Fresh Air Fund Continues East End Tradition

Fresh Air Fund
Jennie Magaro and her two children greet Tyshawn as he has just arrived for his weeklong stay in Southampton through the Fresh Air Fund.

By Lindsay Andarakis


Every summer for the past four years, Southampton resident Jennie Magaro and her family have looked forward to a special summer visitor. And once again this summer, the Magaro family will welcome Tyshawn, who comes to them through the Fresh Air Fund.

According to Ms. Magaro, Tyshawn, a shy 14-year-old from Queens, looks forward to coming out to the Hamptons to spend time with his host family as much as they have enjoyed getting to know him.

Tyshawn is one of 11 children from the Fresh Air Fund who have visited the East End already this year. Another 17 are expected to visit this summer.

The Fresh Air Fund is an independent and not-for-profit agency that has given over 1.8 million New York City children from low-income neighborhoods free and uplifting summer experiences and academic programs since it was founded in 1877. Every summer, almost 4,000 children move in with host families in rural and suburban communities across the East Coast, including here on the East End, through the fund’s Friendly Towns Program.

When Fresh Air Fund children are invited back by the same family, they can continue with the program until they turn 18 and stay for longer visits each summer.
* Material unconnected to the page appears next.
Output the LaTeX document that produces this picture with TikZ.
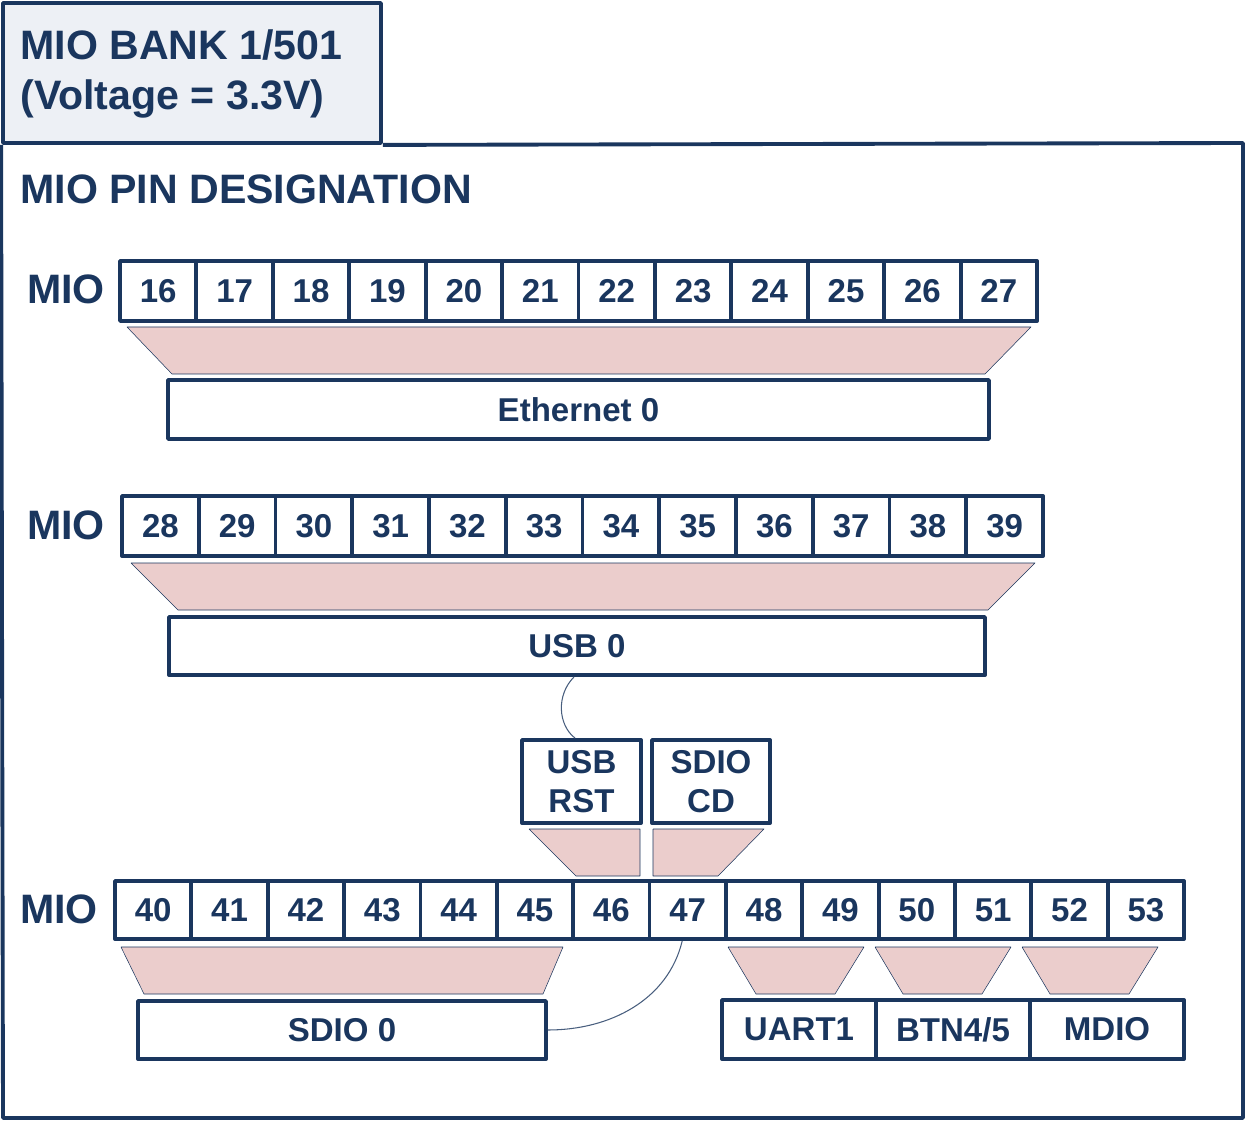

Ms. Magaro’s children, Ashton and Zaida Triffitt, were both excited to see Tyshawn again — the three have developed close bonds over the last several years.

 “It’s nice to have the same child repeat because you kind of really get to know their preferences, and they’re much more comfortable, no one gets nervous, and it’s just a really comfortable, easy visit,” Mrs. Magaro said.
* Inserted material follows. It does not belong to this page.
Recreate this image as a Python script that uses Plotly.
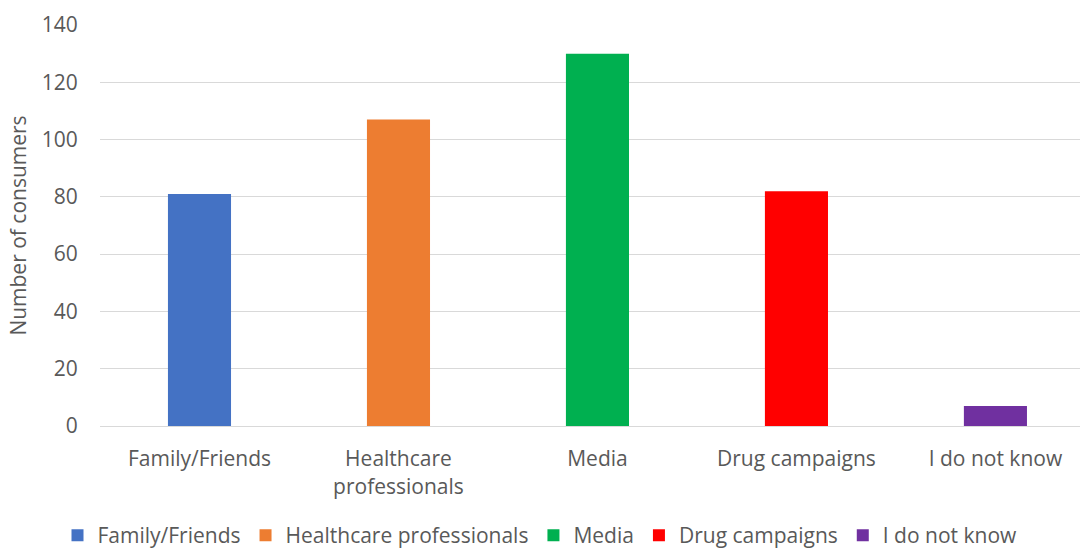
import plotly.graph_objects as go

categories = ["Family/Friends", "Healthcare professionals", "Media", "Drug campaigns", "I do not know"]
tick_labels = ["Family/Friends", "Healthcare<br>professionals", "Media", "Drug campaigns", "I do not know"]
values = [81, 107, 130, 82, 7]
colors = ["#4472C4", "#ED7D31", "#00B050", "#FF0000", "#7030A0"]

FONT = "Open Sans, sans-serif"
GREY = "#595959"
FS = 21

fig = go.Figure()
for cat, tl, v, c in zip(categories, tick_labels, values, colors):
    fig.add_trace(go.Bar(x=[tl], y=[v], name=cat, marker_color=c, width=0.317,
                         marker_line_width=0))

fig.update_layout(
    width=1080, height=551,
    margin=dict(l=100, r=0, t=25, b=125, autoexpand=False),
    barmode="overlay",
    plot_bgcolor="white", paper_bgcolor="white",
    font=dict(family=FONT, size=FS, color=GREY),
    legend=dict(orientation="h", x=0.5, xanchor="center", xref="container",
                y=0.028, yanchor="middle", yref="container",
                font=dict(size=FS, color=GREY), itemwidth=30,
                traceorder="normal"),
    xaxis=dict(categoryorder="array", categoryarray=tick_labels, showgrid=False,
               range=[-0.5, 4.425],
               showline=True, linecolor="#d9d9d9", linewidth=1,
               ticks="outside", ticklen=14, tickcolor="rgba(0,0,0,0)",
               tickfont=dict(size=FS, color=GREY)),
    yaxis=dict(range=[0, 140], dtick=20, showgrid=True, gridcolor="#d9d9d9",
               gridwidth=1, zeroline=False, ticks="outside", ticklen=17,
               tickcolor="rgba(0,0,0,0)",
               tickfont=dict(size=FS, color=GREY),
               title=dict(text="Number of consumers", font=dict(size=FS, color=GREY),
                          standoff=9)),
)
fig.write_html("out.html")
There are plenty of fun activities on the horizon for Tyshawn’s visit this week. “I know what he’s looking forward to doing,” Ms. Magaro said. “We always go to the beach, we always go out on our boat and go fishing. He likes to do that a lot. And then, it depends on what the weather is doing, and what’s going on, but we were hoping to go to the LongHouse, and we’re hoping to do Quogue Wildlife Refuge.”
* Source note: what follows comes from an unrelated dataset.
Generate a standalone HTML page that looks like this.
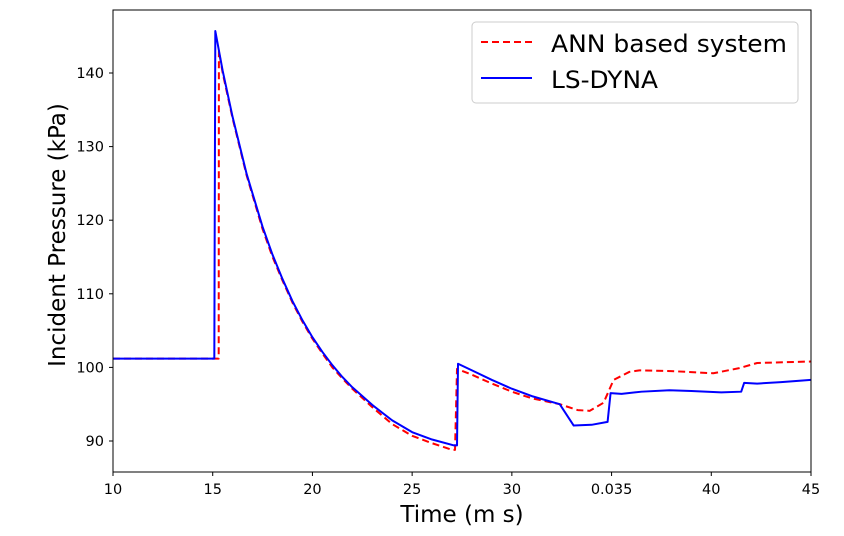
<!DOCTYPE html>
<html><head><meta charset="utf-8"><style>
body{margin:0;background:#fff}
svg{display:block;font-family:"DejaVu Sans","Liberation Sans",sans-serif}
</style></head><body>
<svg id="chart" width="844" height="536" viewBox="0 0 844 536">
<rect width="844" height="536" fill="#fff"/>
<g id="ticks"></g>
<defs><clipPath id="clip"><rect x="113" y="10" width="698" height="462"/></clipPath></defs>
<g id="series" clip-path="url(#clip)"></g>
<rect x="113" y="10" width="698" height="462" fill="none" stroke="#000" stroke-width="1"/>
<text x="462" y="522" text-anchor="middle" font-size="23">Time (m s)</text>
<text transform="translate(65,235) rotate(-90)" text-anchor="middle" font-size="23">Incident Pressure (kPa)</text>
<g>
<rect x="472" y="22" width="326" height="81" rx="4" fill="#fff" fill-opacity="0.8" stroke="#ccc"/>
<line x1="481" y1="42" x2="532" y2="42" stroke="#f00" stroke-width="2" stroke-dasharray="7,4"/>
<text x="551" y="52" font-size="24" textLength="236" lengthAdjust="spacingAndGlyphs">ANN based system</text>
<line x1="481" y1="78" x2="532" y2="78" stroke="#00f" stroke-width="2"/>
<text x="551" y="88" font-size="24" textLength="107" lengthAdjust="spacingAndGlyphs">LS-DYNA</text>
</g>
</svg>
<script>
const xTicks=[10,15,20,25,30,35,40,45];
const xTickLabels=["10","15","20","25","30","0.035","40","45"];
const yTicks=[90,100,110,120,130,140];
const lsdynaT=[10,15.08,15.13,15.5,16,16.7,17.5,18,18.5,19,19.5,20,20.5,21,21.5,22,23,24,25,26,27.1,27.25,27.3,28,29,30,31,32.4,33.1,34,34.8,34.95,35.5,36.5,37.9,39,40.5,41.5,41.65,42.3,43.5,45];
const lsdynaP=[101.2,101.2,145.7,140.3,134.0,126.3,119.1,115.3,112.0,109.0,106.4,104.1,102.1,100.3,98.7,97.3,94.9,92.8,91.2,90.2,89.4,89.4,100.5,99.6,98.3,97.1,96.1,95.0,92.1,92.2,92.6,96.5,96.4,96.7,96.9,96.8,96.6,96.7,97.9,97.8,98.0,98.3];
const annT=[10,15.3,15.31,15.5,16,16.7,17.5,18,18.5,19,19.5,20,20.5,21,21.5,22,23,24,25,26,27.0,27.15,27.25,28,29,30,31,32.4,33.3,33.9,34.6,35.1,35.9,36.4,38,40.1,41.4,42.3,45];
const annP=[101.2,101.2,143.0,140.0,133.8,126.1,118.8,115.0,111.8,108.8,106.2,103.9,101.9,100.0,98.5,97.1,94.6,92.3,90.7,89.7,88.8,88.8,99.8,99.0,97.8,96.7,95.8,95.0,94.2,94.1,95.2,98.3,99.4,99.6,99.5,99.2,99.9,100.6,100.8];
const X=v=>113+(v-10)*698/35;
const Y=v=>441-(v-90)*7.36;
const NS='http://www.w3.org/2000/svg';
const tg=document.getElementById('ticks'),sg=document.getElementById('series');
xTicks.forEach((t,i)=>{
 const l=document.createElementNS(NS,'line');
 l.setAttribute('x1',X(t));l.setAttribute('x2',X(t));l.setAttribute('y1',472);l.setAttribute('y2',476);l.setAttribute('stroke','#000');
 
 
 tg.appendChild(l);
 const tx=document.createElementNS(NS,'text');
 tx.setAttribute('x',X(t));tx.setAttribute('y',494);tx.setAttribute('text-anchor','middle');tx.setAttribute('font-size','14.5');
 tx.textContent=xTickLabels[i];
 
 
 tg.appendChild(tx);
});
yTicks.forEach(t=>{
 const l=document.createElementNS(NS,'line');
 l.setAttribute('x1',109);l.setAttribute('x2',113);l.setAttribute('y1',Y(t));l.setAttribute('y2',Y(t));l.setAttribute('stroke','#000');
 
 
 tg.appendChild(l);
 const tx=document.createElementNS(NS,'text');
 tx.setAttribute('x',104);tx.setAttribute('y',Y(t)+5);tx.setAttribute('text-anchor','end');tx.setAttribute('font-size','14.5');
 tx.textContent=t;
 
 
 tg.appendChild(tx);
});
function line(ts,ps,color,dash,name){
 const p=document.createElementNS(NS,'polyline');
 p.setAttribute('points',ts.map((t,i)=>X(t)+','+Y(ps[i])).join(' '));
 p.setAttribute('fill','none');p.setAttribute('stroke',color);p.setAttribute('stroke-width','2');
 p.setAttribute('stroke-linejoin','round');
 if(dash)p.setAttribute('stroke-dasharray',dash);
 
 
 sg.appendChild(p);
}
line(annT,annP,'#f00','7,4','ann-series-line');
line(lsdynaT,lsdynaP,'#00f',null,'lsdyna-series-line');
</script>
</body></html>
Typically, she said, the family focuses on a lot of outdoor activities for Tyshawn’s stay in Southampton.

Unfortunately, she said, there is a shortage of families willing to host Fresh Air children on the East End.

“They really need a lot more host families. I think it’s kind of silly because there are so many families that would be great for it,” she said. “It’s such a great area with so much to do, but I know very, very few people that do it.”

Ms. Magaro said she would recommend other families take the plunge. “I do think if they actually tried it, it’s not that difficult, I think it’s kind of a misperception that they think, ‘Well, you know, I have my own kids and we’re so busy and I have a lot going on,’” she said. “And that’s true for everybody in life, but I think especially once you get to know a kid, it’s really not that much more difficult than taking care of your own kids. You just bring them wherever you go and they love it so much.”

The experience is as gratifying for her family, as it is for Tyshawn, she said.

 “I think at the end of the day when you can say, ‘Oh, I’ve really helped somebody feel good about themselves’ and have a good time, then it’s worth it, but I think that people again are intimidated just by the prospect of doing it,” she said. “I wish more people would try it. I think if they tried it, they’d really, really enjoy it.”